僕たちは連日貸し会議室にこもってブレインストーミングを続けた。
一体どうすれば英語力の真っ当な向上を図れるのだろう?
僕には、かなり具体的なイメージがあった。しかし、そのイメージをカリキュラムに落とすのは思ったよりも難しかった。語学習得に近道なんかない。そこをなんとか、1週間〜1ヶ月くらいの期間である程度身につけさせようと思ったら、よほどの工夫がいる。
近道は確かに存在しないが、「より良いやり方」は確かに存在するのだ。そして、この「より良いやり方」は果たしてどのようなものなのか、具体的に言葉にしていく必要がある。
最大のヒントはパートナーの中西くんだった。中西くんは5月に初めてのセブ留学し、2回目が9月で、合計2ヶ月しか英語に触れていない。まるっきりの初心者ではなかったが、「ペラペラ喋れる」からはほど遠かった。単語は少なく、出てくるメールも間違いだらけ。発音もかなりお粗末だった。
彼とのやり取りの中で、「ここを直したら相当よくなるな」と思うことはたくさんあった。
列挙してみよう。
- 母音の発音 音が正しく出ていないケースが多い。とくにaeの音はかなりまずい
- 子音の発音 舌の位置が定まっておらず、必要のないところで巻き舌になり、Rの音が入っている
- 発音する際に、大げさに頭が動く
- 語彙が少ない
- 時制の選択が適切でないことがある
- 英語での反応スピードが遅い
- 英文を書いた際、文章の構成に問題が多い
- 英文を書いた際、文法のミスが多い
これらはすべて中西くんという個人に起因するものではなく、そのまま日本における英語教育の問題点なのだ。ここに列挙した問題は、そのまま国際線CAとか、北米に住む駐在員の方にも見受けられる。10年アメリカに住んでも、中西くんと同様の問題を抱えたままの人はいくらでもいるだ。克服の仕方がわらないか、そもそも問題があることに気がついていないのだろう。
猛特訓
この1週間は中西くんにとってかなり過酷な1週間だったと思う。なにしろ連日朝から晩まで英語で会議なのだから、限界まで追いつめられる。僕も議論が白熱すると中西くんの英語のレベルを忘れて、ついフルスピードで話してしまった。彼はついていこうと頭をフル回転させ、1日が終わる頃にもう日本語さえまともに出てこないほど消耗していた。

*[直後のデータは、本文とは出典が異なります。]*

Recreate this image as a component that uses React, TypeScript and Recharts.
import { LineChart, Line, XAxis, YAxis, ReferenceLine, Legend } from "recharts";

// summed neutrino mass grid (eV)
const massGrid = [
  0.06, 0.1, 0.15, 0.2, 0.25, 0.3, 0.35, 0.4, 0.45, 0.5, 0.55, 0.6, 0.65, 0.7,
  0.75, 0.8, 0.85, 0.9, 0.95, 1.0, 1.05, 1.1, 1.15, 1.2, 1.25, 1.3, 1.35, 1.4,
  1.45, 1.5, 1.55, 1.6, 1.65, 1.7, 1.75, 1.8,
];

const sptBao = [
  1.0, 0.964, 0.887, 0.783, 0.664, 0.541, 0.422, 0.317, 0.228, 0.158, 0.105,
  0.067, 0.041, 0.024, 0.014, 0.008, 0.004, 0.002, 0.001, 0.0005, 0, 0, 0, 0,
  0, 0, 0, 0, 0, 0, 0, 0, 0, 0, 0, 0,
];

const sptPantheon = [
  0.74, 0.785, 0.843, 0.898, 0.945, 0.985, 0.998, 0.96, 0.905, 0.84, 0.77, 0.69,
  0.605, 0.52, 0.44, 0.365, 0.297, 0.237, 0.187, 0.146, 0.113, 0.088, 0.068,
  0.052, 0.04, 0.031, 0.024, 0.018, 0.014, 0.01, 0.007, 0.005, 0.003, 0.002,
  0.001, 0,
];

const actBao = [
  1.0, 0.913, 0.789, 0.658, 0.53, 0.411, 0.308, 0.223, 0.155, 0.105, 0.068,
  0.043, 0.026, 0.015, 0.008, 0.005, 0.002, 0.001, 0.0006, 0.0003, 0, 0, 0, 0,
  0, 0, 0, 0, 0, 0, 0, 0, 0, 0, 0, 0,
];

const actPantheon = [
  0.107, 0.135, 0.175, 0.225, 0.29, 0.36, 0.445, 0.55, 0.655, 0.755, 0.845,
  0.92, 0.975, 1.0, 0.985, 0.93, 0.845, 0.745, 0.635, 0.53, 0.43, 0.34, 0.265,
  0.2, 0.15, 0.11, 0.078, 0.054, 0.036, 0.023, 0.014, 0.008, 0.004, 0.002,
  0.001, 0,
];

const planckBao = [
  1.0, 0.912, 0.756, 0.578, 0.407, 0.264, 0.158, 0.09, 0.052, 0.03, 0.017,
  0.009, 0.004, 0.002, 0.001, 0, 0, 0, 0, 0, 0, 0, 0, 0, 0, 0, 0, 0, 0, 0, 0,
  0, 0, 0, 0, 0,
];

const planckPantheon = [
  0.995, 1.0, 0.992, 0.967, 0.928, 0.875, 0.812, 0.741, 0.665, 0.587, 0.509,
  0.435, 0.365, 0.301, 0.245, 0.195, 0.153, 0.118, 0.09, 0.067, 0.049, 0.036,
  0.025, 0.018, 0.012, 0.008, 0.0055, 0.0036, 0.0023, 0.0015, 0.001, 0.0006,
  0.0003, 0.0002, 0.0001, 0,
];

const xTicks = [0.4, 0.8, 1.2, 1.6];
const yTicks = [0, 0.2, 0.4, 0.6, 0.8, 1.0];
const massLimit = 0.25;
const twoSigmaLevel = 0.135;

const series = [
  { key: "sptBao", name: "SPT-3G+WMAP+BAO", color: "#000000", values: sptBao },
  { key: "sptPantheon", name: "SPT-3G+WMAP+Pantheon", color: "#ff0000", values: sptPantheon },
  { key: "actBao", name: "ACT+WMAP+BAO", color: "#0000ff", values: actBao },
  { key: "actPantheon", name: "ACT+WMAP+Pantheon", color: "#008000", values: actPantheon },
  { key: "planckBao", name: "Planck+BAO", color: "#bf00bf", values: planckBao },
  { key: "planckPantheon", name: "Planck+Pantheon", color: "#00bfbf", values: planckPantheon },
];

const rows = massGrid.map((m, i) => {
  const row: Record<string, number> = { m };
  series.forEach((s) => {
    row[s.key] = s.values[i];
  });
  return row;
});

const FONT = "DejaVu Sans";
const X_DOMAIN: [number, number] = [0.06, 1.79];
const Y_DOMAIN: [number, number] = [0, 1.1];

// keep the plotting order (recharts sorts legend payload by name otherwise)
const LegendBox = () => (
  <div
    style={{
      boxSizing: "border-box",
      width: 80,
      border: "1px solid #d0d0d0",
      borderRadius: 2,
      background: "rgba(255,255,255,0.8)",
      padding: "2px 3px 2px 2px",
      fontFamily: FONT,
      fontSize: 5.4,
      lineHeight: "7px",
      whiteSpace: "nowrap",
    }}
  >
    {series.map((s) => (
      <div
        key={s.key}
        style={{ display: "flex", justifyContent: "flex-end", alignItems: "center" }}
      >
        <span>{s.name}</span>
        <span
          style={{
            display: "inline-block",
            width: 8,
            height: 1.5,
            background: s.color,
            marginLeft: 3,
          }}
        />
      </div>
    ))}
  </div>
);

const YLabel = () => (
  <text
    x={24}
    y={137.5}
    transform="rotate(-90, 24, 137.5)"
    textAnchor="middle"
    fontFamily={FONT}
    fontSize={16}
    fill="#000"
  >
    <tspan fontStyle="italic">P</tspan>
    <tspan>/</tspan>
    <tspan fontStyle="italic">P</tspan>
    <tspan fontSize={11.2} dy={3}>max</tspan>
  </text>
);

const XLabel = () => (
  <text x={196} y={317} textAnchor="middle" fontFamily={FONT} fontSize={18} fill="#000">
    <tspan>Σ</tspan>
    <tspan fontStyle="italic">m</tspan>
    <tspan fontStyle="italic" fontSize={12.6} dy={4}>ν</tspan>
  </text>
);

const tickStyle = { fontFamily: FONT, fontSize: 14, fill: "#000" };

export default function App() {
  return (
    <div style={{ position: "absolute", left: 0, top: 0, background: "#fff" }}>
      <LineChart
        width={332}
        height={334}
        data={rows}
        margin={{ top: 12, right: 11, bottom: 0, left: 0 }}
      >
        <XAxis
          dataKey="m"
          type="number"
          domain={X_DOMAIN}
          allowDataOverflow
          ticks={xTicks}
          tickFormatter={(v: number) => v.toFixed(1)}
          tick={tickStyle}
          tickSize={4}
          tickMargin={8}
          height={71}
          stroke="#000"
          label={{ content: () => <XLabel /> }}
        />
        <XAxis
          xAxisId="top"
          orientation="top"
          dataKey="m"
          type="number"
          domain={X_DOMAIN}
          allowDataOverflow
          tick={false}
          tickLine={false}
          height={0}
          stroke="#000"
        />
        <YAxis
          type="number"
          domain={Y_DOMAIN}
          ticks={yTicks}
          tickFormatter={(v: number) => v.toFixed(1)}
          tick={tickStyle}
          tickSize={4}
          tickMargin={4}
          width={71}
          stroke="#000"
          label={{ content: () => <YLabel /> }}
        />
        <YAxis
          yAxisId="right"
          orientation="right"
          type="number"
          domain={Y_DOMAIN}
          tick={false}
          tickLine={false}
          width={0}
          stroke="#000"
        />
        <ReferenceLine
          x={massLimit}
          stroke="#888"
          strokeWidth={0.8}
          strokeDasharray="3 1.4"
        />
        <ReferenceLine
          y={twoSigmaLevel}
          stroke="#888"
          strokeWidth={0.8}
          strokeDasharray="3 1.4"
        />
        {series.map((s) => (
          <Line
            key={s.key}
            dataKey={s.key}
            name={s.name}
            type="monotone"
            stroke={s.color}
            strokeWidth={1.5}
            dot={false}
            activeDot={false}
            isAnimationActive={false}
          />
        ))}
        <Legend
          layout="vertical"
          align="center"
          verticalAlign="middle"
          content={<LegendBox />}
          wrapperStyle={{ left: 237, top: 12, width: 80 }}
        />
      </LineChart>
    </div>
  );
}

僕にも同じ経験があった。初めてアメリカに住んだ時、アメリカの大学に通い始めた頃、アップル本社で働き始めた時期。かつて経験したことないほど消耗し、打ちのめされた。しかし、その時々に与えられたチャレンジの中でもがいていくと、徐々に、しかし確実に、新しい世界に対応していく能力が身についていくのだ。